Within much of the Muslim world, political and religious debate, especially amongst Muslims, is shut down in the name of preventing anything that could “insult Islam.” Unless we strenuously defend Wilders’s right — and our own right — to speak, especially to criticize and offend, we will stumble down the same path.
NINA SHEA
In 1989, Iran’s supreme leader issued a blasphemy fatwa against Salman Rushdie in London. It was the opening volley in a new Muslim push — later taken up by the 57-member Organization of the Islamic Conference — to force the West to adopt Islamic-blasphemy strictures within its borders.
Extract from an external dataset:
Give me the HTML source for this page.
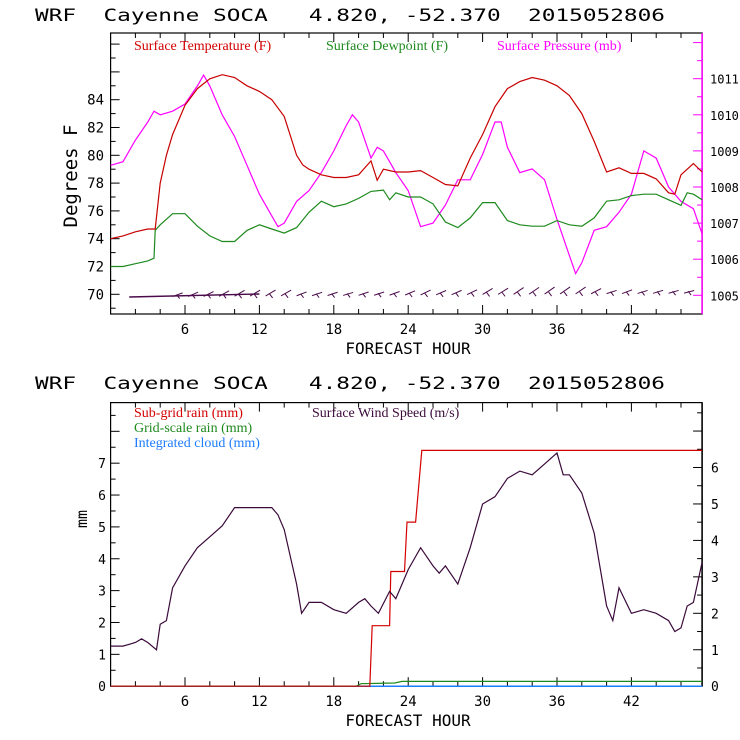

Intimidated, the West has begun to comply. It does so mostly through self-censorship and by prosecuting those who do speak out under religious-hate-speech laws such as those invoked in the Netherlands against Wilders. These laws are the West’s proxy for blasphemy bans.
The danger has not been mass imprisonment — actual convictions have been few — but the creation of a general deterrent to criticism of Islam or anything Islamic. Europe’s leaders likely believe that banning religious hate speech is a small price to pay for greater security; if so, they are wrong. The premise that religion can be easily compartmentalized, relegated to an autonomous sphere separate from politics and culture, is a misconception. Europe’s present path has profound implications for scholarship, political progress, social and economic development, and national security. This chilling of speech, aggravated by Muslim violence, erodes fundamental freedoms of speech and religion and threatens the West’s very identity.
Such laws will not bring social harmony. Anti-blasphemy pushes in Iran, Saudi Arabia, Pakistan, Egypt, Nigeria, Sudan, and elsewhere are often driven by implacable ideologues and political opportunists. Muslims who protest the radicals’ agenda are the first to be silenced. As Malaysia’s former finance minister observed, religious hate-speech laws all depend on the “elastic goo” of public sentiment. A nation that entertains such cases will be forced to go from issue to issue, “hostage to the brinkmanship of sensitivities.”